As auto suppliers convalesce from 18 months of COVID-19 shutdowns and microchip shortages, more private equity firms are looking to snatch them up. And private equity firms are increasingly willing to pay higher prices if it means getting a crack at participating in the industry’s historic shift to electric vehicles and autonomous driving.

“This is a big year for financial investors in the automotive space,” said Dietmar Ostermann, U.S. automotive advisory leader for the international financial advisory firm PwC. “More PE firms are entering the automotive space because they see this interesting technology revolution taking place in electric vehicles and connected cars. And there is a feeling among some of them that they’re smarter than the auto industry because automotive isn’t used to dealing with big change.

“They want in.”

PwC estimates that 2021 will see 174 supplier M&A deals by year-end, up from 101 last year and 159 in pre-pandemic 2019. In its new analysis of global supplier activity, PwC found that 30 percent of this year’s deals are going to private equity firms, rather than to fellow auto parts companies.

Also playing a larger role in industry M&A activity today: SPACs, or special-purpose acquisition companies. SPACs are investment vehicles that allow an entity that has no specific business, but has access to the stock market, to acquire a company and instantly make it a publicly traded business with an influx of new capital.

PwC found that 70 percent of this year’s 10 largest completed deals and 10 largest pending deals involve a SPAC.

The financial firm estimates there are 600 more SPACs in the market today that could make similar plays. They are not all focused on automotive, Ostermann pointed out. “But if only 10 percent of them are, that’s potentially another 60 large deals waiting to happen.”
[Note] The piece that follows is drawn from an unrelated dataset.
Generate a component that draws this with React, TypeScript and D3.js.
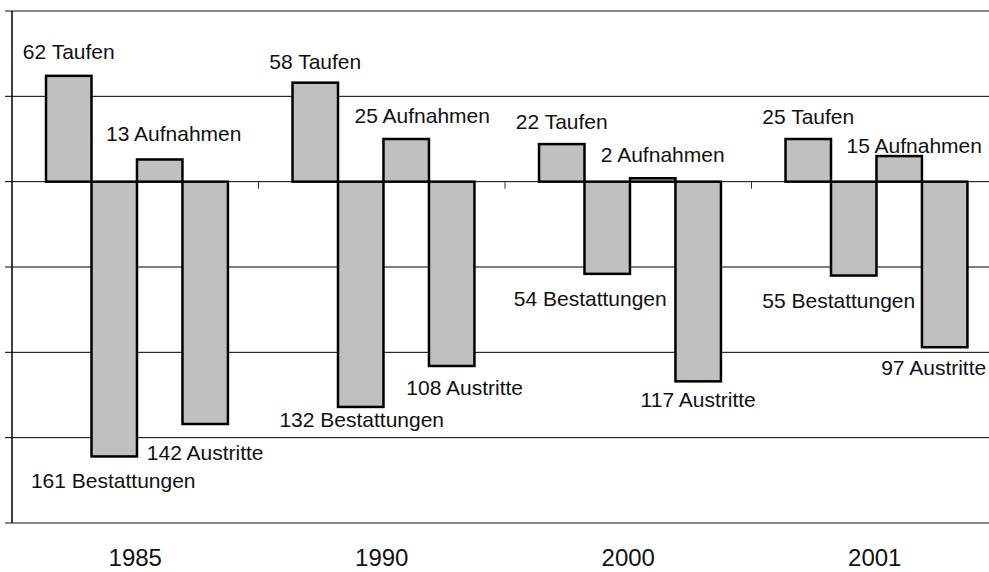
import React, { useEffect, useRef } from "react";
import * as d3 from "d3";

const years = ["1985", "1990", "2000", "2001"];
const seriesNames = ["Taufen", "Bestattungen", "Aufnahmen", "Austritte"];
const taufen = [62, 58, 22, 25];
const bestattungen = [161, 132, 54, 55];
const aufnahmen = [13, 25, 2, 15];
const austritte = [142, 108, 117, 97];
// Taufen and Aufnahmen go up, Bestattungen and Austritte go down
const seriesSign = [1, -1, 1, -1];
const yTicks = [100, 50, 0, -50, -100, -150, -200];

// hand-placed label nudges (dx from bar centre, dy from bar end)
const labelDx = [
  [0, 0, 0, 0],
  [-1, 1, -17, -15],
  [14, 16, 10, 15],
  [0, 13, 0, -11],
];
const labelDy = [
  [-17, -14, -15, -15],
  [32, 20, 32, 32],
  [-18, -16, -16, -3],
  [36, 29, 26, 28],
];

const W = 989;
const H = 572;

const App = () => {
  const svgRef = useRef<SVGSVGElement>(null);

  useEffect(() => {
    const svg = d3.select(svgRef.current);
    svg.selectAll("*").remove();

    const values = [taufen, bestattungen, aufnahmen, austritte];
    const left = 12;
    const right = 998;
    const top = 11;
    const bottom = 523;

    const x = d3.scaleBand().domain(years).range([left, right]).padding(0);
    const bw = x.bandwidth();
    const inner = d3
      .scaleBand()
      .domain(seriesNames)
      .range([bw * 0.138, bw * 0.876])
      .padding(0);
    const y = d3.scaleLinear().domain([-200, 100]).range([bottom, top]);

    const font = "Arial, 'Liberation Sans', sans-serif";

    // gridlines
    svg
      .append("g")
      .selectAll("line")
      .data(yTicks)
      .enter()
      .append("line")
      .attr("x1", left - 7)
      .attr("x2", right)
      .attr("y1", (d) => y(d))
      .attr("y2", (d) => y(d))
      .attr("stroke", (d) => (d === 100 || d === -200 ? "#888" : "#000"))
      .attr("stroke-width", (d) => (d === 100 || d === -200 ? 2 : 1));

    // category ticks on the zero line
    svg
      .append("g")
      .selectAll("line")
      .data(years.slice(1))
      .enter()
      .append("line")
      .attr("x1", (d) => x(d)!)
      .attr("x2", (d) => x(d)!)
      .attr("y1", y(0))
      .attr("y2", y(0) + 7)
      .attr("stroke", "#333")
      .attr("stroke-width", 1);

    // bars
    seriesNames.forEach((name, si) => {
      svg
        .append("g")
        .selectAll("rect")
        .data(values[si])
        .enter()
        .append("rect")
        .attr("x", (_, i) => x(years[i])! + inner(name)!)
        .attr("width", inner.bandwidth())
        .attr("y", (d) => Math.min(y(0), y(d * seriesSign[si])))
        .attr("height", (d) => Math.abs(y(0) - y(d * seriesSign[si])))
        .attr("fill", "#c0c0c0")
        .attr("stroke", "#000")
        .attr("stroke-width", 2.5);
    });

    // left axis
    svg
      .append("line")
      .attr("x1", left)
      .attr("x2", left)
      .attr("y1", top)
      .attr("y2", bottom)
      .attr("stroke", "#000")
      .attr("stroke-width", 1.5);

    // data labels
    seriesNames.forEach((name, si) => {
      svg
        .append("g")
        .selectAll("text")
        .data(values[si])
        .enter()
        .append("text")
        .attr(
          "x",
          (_, i) =>
            x(years[i])! + inner(name)! + inner.bandwidth() / 2 + labelDx[si][i]
        )
        .attr("y", (d, i) => y(d * seriesSign[si]) + labelDy[si][i])
        .attr("text-anchor", "middle")
        .style("font-family", font)
        .style("font-size", "21px")
        .attr("fill", "#111")
        .text((d) => `${d} ${name}`);
    });

    // year labels
    svg
      .append("g")
      .selectAll("text")
      .data(years)
      .enter()
      .append("text")
      .attr("x", (d) => x(d)! + bw / 2)
      .attr("y", 566)
      .attr("text-anchor", "middle")
      .style("font-family", font)
      .style("font-size", "24px")
      .attr("fill", "#111")
      .text((d) => d);
  }, []);

  return (
    <div style={{ position: "absolute", left: 0, top: 0, width: W, height: H, background: "#fff" }}>
      <svg ref={svgRef} width={W} height={H} style={{ display: "block", overflow: "hidden" }} />
    </div>
  );
};

export default App;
Half of the megadeals in the industry have been for companies in the fields of battery-related technologies, sensors and software, according to PwC. And that new interest is pushing business valuations higher, Ostermann said.

“Last year during COVID, we were seeing valuations decline. But it’s clear that we’ve reached the bottom and now valuations are starting to come back up,” he said. “Automotive acquisitions are going to be more expensive going forward. So buying now would be better than buying a year from now.”
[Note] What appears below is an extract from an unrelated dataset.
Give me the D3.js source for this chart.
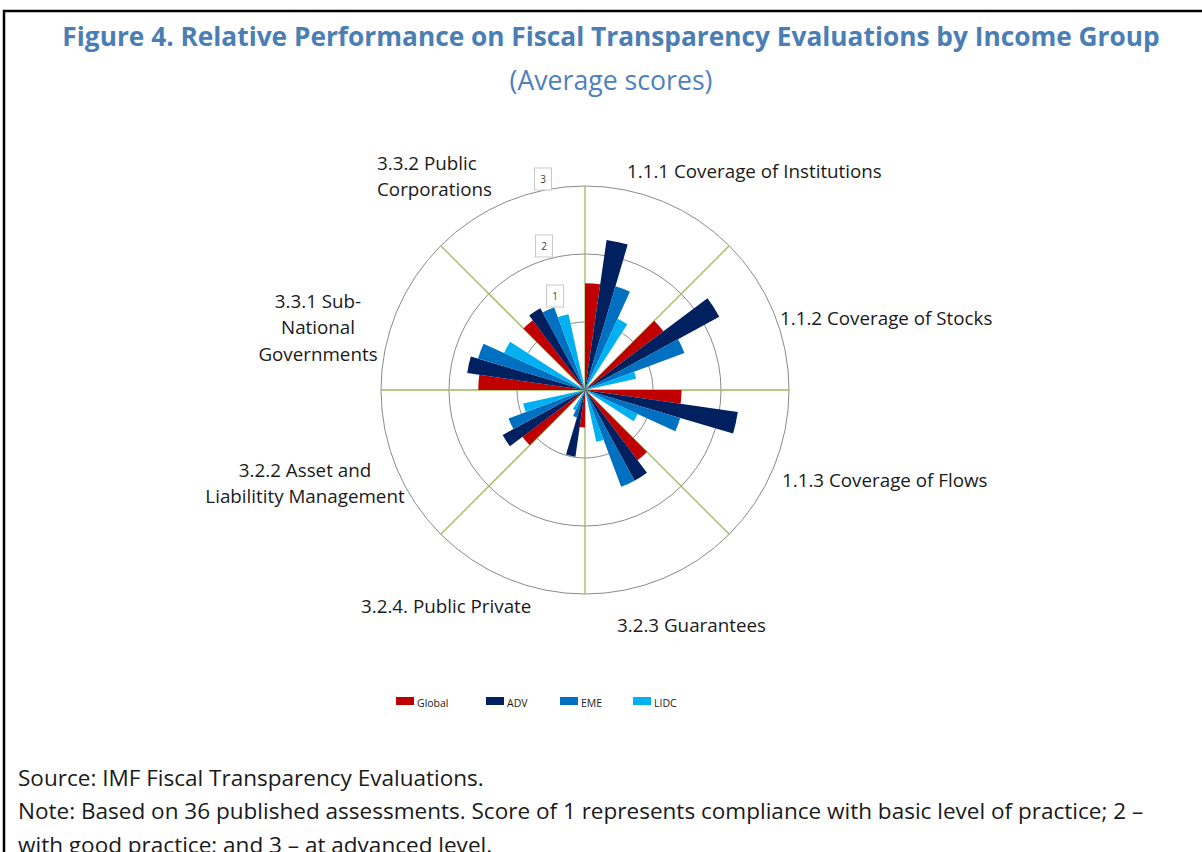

But the crisis isn’t over yet, Ostermann warns.

“It is still the case that 25 percent of the world’s largest suppliers show some sign of distress,” he said. “They still face a liquidity situation.”

PwC tracks about 650 suppliers around the world that are publicly traded and have more than $50 million in sales.

“We believe there are two to six North American suppliers that will not make it, and probably the same number in Europe, with a larger number in Asia,” he said. “It’s reasonable to assume that the numbers are similar among large private suppliers.”

The double whammy of COVID-19 shutdowns and microchip shortages have threatened the health of many auto suppliers around the world since early 2020.

But PwC found that many of them managed to steer through the crisis with the help of government support funds, more-lenient debt arrangements with their lenders, reductions in business overhead and headcount, and surging demand for parts now from automakers.

“The picture is turning around,” Ostermann said. “We had a massive performance uptick in the final quarter of 2020. The industry comeback in North America and China — less so Europe — was phenomenal, and a lot of suppliers made up in the back end of the year.”